Но проблема заключалась в том, что такое высказывание мог сделать любой гражданин. Под вопросом оставалось качество высказывания, и еще Платон предупреждал, что как «отсутствие правдивой речи составляет главную черту демократической души», так и дурное действие высказываний в государстве порождает анархию, свойственную плохой демократии. Демократический человек – этот обладатель души, «пренебрегающий правдивой речью», проникает в политическую жизнь демократии, осуществляя здесь влияние и власть. Но в его жизни никогда не бывает настоящего порядка, здесь не царит необходимость. Поэтому он будет осуществлять над другими такую власть, которая желанна только сама по себе и только для него.
Это отсутствие в демократии по-настоящему «правильной речи» связано как раз с тем, что здесь каждый может произносить какие угодно речи и тем не менее же оказывать определенное политическое влияние. При демократическом равновесии parrёsia становится критерием и стимулом дифференциации и разрыва; в хорошо же устроенной монархии она становится формой, гарантирующей, согласно Платону, правильное функционирование государства: но для этого монарх должен будет внимательно слушать говорящего правду советника65.
Даже хорошие законы страдают от такого недостатка, как «слепота», полагал Ксенофонт, а тирания, между прочим, вполне может удовлетворять самым взыскательным политическим вкусам и стандартам. Власть, черпающая свою легитимность из выборов, часто оказывается не лучше, чем жестокая тираническая власть, проистекающая из силы и обмана: «Тираническое правление, как и правление “конституционное”, будет легитимно лишь в той мере, в какой тиран или “конституционные” правители готовы слушать совета того, кто “хорошо говорит” из-за того что он хорошо думает, т. е. внемлет советам достойных людей. Конечно же содержание законов и сама законность зависят от политического строя общества, на который они распространяются. Но отождествление понятий “справедливое” и “законное” не позволяет провести границу между справедливыми и несправедливыми законами – ведь существуют такие элементы справедливости, которые выходят за рамки, очерченные законом.

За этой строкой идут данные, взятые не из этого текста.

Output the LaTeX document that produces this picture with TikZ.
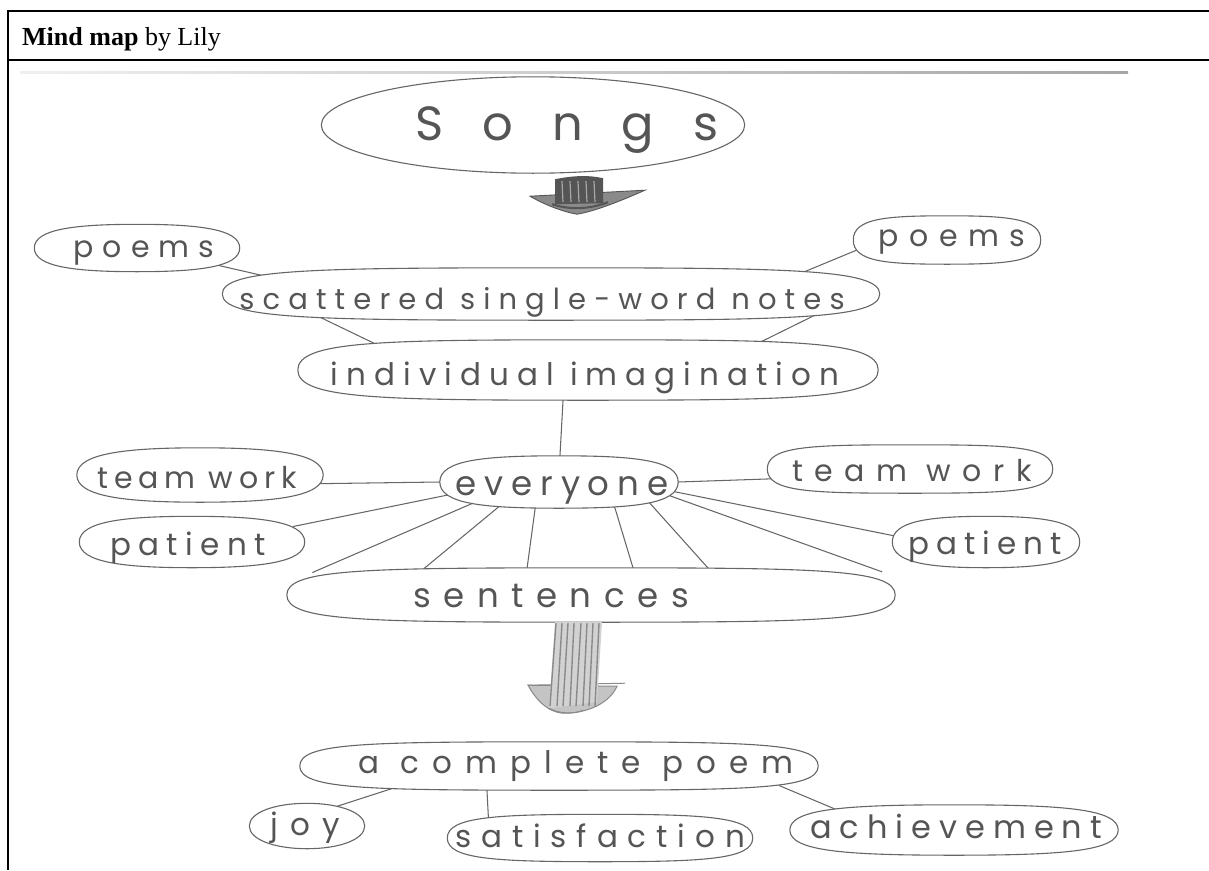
\documentclass[tikz,border=0pt]{standalone}
\usepackage{fontspec}
\setmainfont{Liberation Serif}
\newfontfamily\handfont{Poppins}
\usetikzlibrary{calc}

\definecolor{pencil}{HTML}{555555}
\definecolor{pencilline}{HTML}{666666}
\definecolor{leaddark}{HTML}{555555}
\definecolor{leadmid}{HTML}{8A8A8A}
\definecolor{leadlight}{HTML}{C4C4C4}

% handwritten-looking label: size, letter spacing, text
\newcommand\hw[3]{{\handfont\addfontfeatures{LetterSpace=#2}\fontsize{#1}{#1}\selectfont #3}}

% hand-drawn oval around a node: node name, end roundness, top flatness
\newcommand\blob[3]{%
  \path[blobline] (#1.west)
    .. controls ($(#1.west)!#2!(#1.north west)$) and ($(#1.north)!#3!(#1.north west)$) .. (#1.north)
    .. controls ($(#1.north)!#3!(#1.north east)$) and ($(#1.east)!#2!(#1.north east)$) .. (#1.east)
    .. controls ($(#1.east)!#2!(#1.south east)$) and ($(#1.south)!#3!(#1.south east)$) .. (#1.south)
    .. controls ($(#1.south)!#3!(#1.south west)$) and ($(#1.west)!#2!(#1.south west)$) .. (#1.west);}

\begin{document}
\begin{tikzpicture}[x=1pt,y=-1pt,
  frame/.style={line width=2.4pt, black},
  area/.style 2 args={rectangle, inner sep=0pt, minimum width=#1, minimum height=#2},
  blobline/.style={draw=pencilline, fill=white, line width=1.1pt},
  hwtext/.style={inner sep=0pt, text=pencil, anchor=base},
  link/.style={draw=pencilline, line width=1.05pt, shorten <=-12pt, shorten >=-12pt},
]
\useasboundingbox (0,0) rectangle (1209,870);

% table frame and heading
\coordinate (tl) at (8,11);
\coordinate (tr) at (1209,11);
\coordinate (hl) at (8,60);
\coordinate (hr) at (1209,60);
\coordinate (bl) at (8,870);
\draw[frame] (tr) -- (tl) -- (bl);
\draw[frame] (hl) -- (hr);
\node[anchor=base west, inner sep=0pt, font=\fontsize{26}{26}\selectfont] (title) at (22,45)
  {\textbf{Mind map} by Lily};

% upper edge of the scanned sheet
\shade[left color=gray!12, right color=gray!70] (20,71) rectangle (1128,73.5);

% ---- node areas ----
\node[area={423}{96}] (songs) at (533,125) {};
\node[area={205}{47}] (poemsL) at (137,248) {};
\node[area={187}{48}] (poemsR) at (947,240) {};
\node[area={657}{52}] (scat) at (551,294) {};
\node[area={580}{60}] (indiv) at (588,370) {};
\node[area={238}{52}] (every) at (559,482) {};
\node[area={246}{54}] (teamL) at (200,475) {};
\node[area={225}{51}] (patL) at (192,542) {};
\node[area={285}{48}] (teamR) at (910,469) {};
\node[area={187}{51}] (patR) at (986,542) {};
\node[area={608}{54}] (sent) at (591,595) {};
\node[area={518}{48}] (comp) at (559,766) {};
\node[area={115}{45}] (joy) at (307,826) {};
\node[area={305}{47}] (satis) at (600,838) {};
\node[area={328}{50}] (achiev) at (954,830) {};

% ---- connectors (their ends tuck under the ovals) ----
\draw[link] ($(poemsL.center)+(58,12)$) -- ($(scat.north west)+(50,10)$);
\draw[link] (poemsR.187) -- ($(scat.north west)!0.90!(scat.north east)$);
\draw[link] ($(scat.south west)!0.158!(scat.south east)$) -- ($(indiv.north west)!0.119!(indiv.north east)$);
\draw[link] ($(scat.south west)!0.886!(scat.south east)$) -- ($(indiv.north west)!0.805!(indiv.north east)$);
\draw[link] ($(indiv.south west)!0.457!(indiv.south east)$) -- ($(every.north west)!0.504!(every.north east)$);
\draw[link] (teamL.-4) -- (every.west);
\draw[link] (patL.9) -- (every.187);
\draw[link] (every.east) -- (teamR.184);
\draw[link] (every.-5) -- (patR.176);
% fan of lines down to the sentences
\draw[link] ($(every.south west)!0.09!(every.south east)$) -- ($(sent.north west)!0.06!(sent.north east)$);
\draw[link] ($(every.south west)!0.24!(every.south east)$) -- ($(sent.north west)!0.227!(sent.north east)$);
\draw[link] ($(every.south west)!0.40!(every.south east)$) -- ($(sent.north west)!0.395!(sent.north east)$);
\draw[link] ($(every.south west)!0.735!(every.south east)$) -- ($(sent.north west)!0.569!(sent.north east)$);
\draw[link] ($(every.south west)!0.90!(every.south east)$) -- ($(sent.north west)!0.692!(sent.north east)$);
\draw[link] (every.-8) -- ($(sent.north west)!0.96!(sent.north east)$);
% results
\draw[link] ($(comp.south west)!0.168!(comp.south east)$) -- (joy.30);
\draw[link] ($(comp.south west)!0.361!(comp.south east)$) -- ($(satis.north west)!0.134!(satis.north east)$);
\draw[link] ($(comp.south west)!0.946!(comp.south east)$) -- ($(achiev.north west)!0.107!(achiev.north east)$);

% ---- hand-drawn ovals ----
\blob{songs}{0.552}{0.552}
\blob{poemsL}{0.8}{0.6}
\blob{poemsR}{0.9}{0.65}
\blob{scat}{0.95}{0.72}
\blob{indiv}{0.95}{0.72}
\blob{every}{0.85}{0.62}
\blob{teamL}{0.8}{0.6}
\blob{patL}{0.8}{0.6}
\blob{teamR}{0.95}{0.7}
\blob{patR}{0.8}{0.62}
\blob{sent}{0.95}{0.75}
\blob{comp}{0.95}{0.75}
\blob{joy}{0.6}{0.56}
\blob{satis}{0.9}{0.68}
\blob{achiev}{0.85}{0.65}

% ---- words ----
\node[hwtext] (songs-t) at (567,140) {\hw{48}{81}{Songs}};
\node[hwtext] (poemsL-t) at (144,257) {\hw{30}{30}{poems}};
\node[hwtext] (poemsR-t) at (952,246) {\hw{30}{35}{poems}};
\node[hwtext] (scat-t) at (542,309) {\hw{29}{28}{scattered single-word notes}};
\node[hwtext] (indiv-t) at (585,385) {\hw{31}{26}{individual imagination}};
\node[hwtext] (every-t) at (562,495) {\hw{34}{23}{everyone}};
\node[hwtext] (teamL-t) at (197,488) {\hw{30}{19}{team work}};
\node[hwtext] (patL-t) at (188,555) {\hw{31}{24}{patient}};
\node[hwtext] (teamR-t) at (912,481) {\hw{30}{38}{team work}};
\node[hwtext] (patR-t) at (985,554) {\hw{31}{23}{patient}};
\node[hwtext] (sent-t) at (551,607) {\hw{34}{37}{sentences}};
\node[hwtext] (comp-t) at (576,773) {\hw{31}{42}{a complete poem}};
\node[hwtext] (joy-t) at (305,835) {\hw{31}{39}{joy}};
\node[hwtext] (satis-t) at (600,847) {\hw{31}{32}{satisfaction}};
\node[hwtext] (achiev-t) at (956,838) {\hw{32}{25}{achievement}};

% ---- shaded pencil arrow: Songs -> notes ----
\coordinate (ar1) at ($(songs.south)+(47,0)$);
\begin{scope}[shift={(ar1)}]
  \fill[leadmid, draw=leaddark, line width=0.9pt]
    (-50,23) -- (65,17) .. controls (40,28) and (15,38) .. (-3,41)
    .. controls (-20,38) and (-38,30) .. cycle;
  \fill[leaddark] (-25,6) .. controls (-5,2) and (10,2) .. (23,5) -- (23,30) -- (-25,31) -- cycle;
  \foreach \xx in {-18,-10,-2,6,14} {
    \draw[gray!70, line width=1.2pt] (\xx,8) -- (\xx+1,29);
  }
  \draw[leaddark, line width=2pt] (-28,31) .. controls (-10,37) and (10,36) .. (28,29);
\end{scope}

% ---- shaded pencil arrow: sentences -> poem ----
\coordinate (ar2) at ($(sent.south)+(-16,0)$);
\begin{scope}[shift={(ar2)}]
  \fill[leadlight, draw=leadmid, line width=1pt]
    (-47,63) .. controls (-35,85) and (-20,92) .. (-8,91)
    .. controls (15,90) and (35,80) .. (42,64) -- cycle;
  \draw[leadmid, line width=1pt] (-47,63) -- (50,61);
  \fill[gray!35] (-20,0) -- (27,0) -- (22,80) -- (-26,86) -- cycle;
  \foreach \xt/\xb in {-19/-25, -13/-18, -7/-12, -1/-5, 6/1, 12/8, 18/14, 24/20} {
    \draw[leadmid, line width=1.4pt] (\xt,1) -- (\xb,84);
  }
  \draw[leadmid, line width=1pt] (-26,86) .. controls (-15,92) and (0,92) .. (8,88);
\end{scope}

\end{tikzpicture}
\end{document}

Так, распределительная справедливость Аристотеля независима от закона, это – справедливость в делах и действии»66.
Полисная демократия характеризовалась наличием номоса, т. е. того, что на практике регулирует политическую игру и осуществление власти в рамках закона, т. е. традиции или основополагающего принципа, а также parrёsia, являющегося лишь дополнением к конституционному праву – т. е. свободы произносить речи, оказывающие реальное влияние на политику (у Полибия это – уже вполне статусное право говорить и влиять, связанное с самой политейей, устройством города). Политическая деятельность оказывалась прямо связанной с высказываниями правды, а parrёsia, в свою очередь, соединяла проблему закона и общественного устройства с реальной проблемой политической деятельности, т. е. юридико-институциональной системы, власти, имманентной обществу, власти, становящейся правлением в действительности.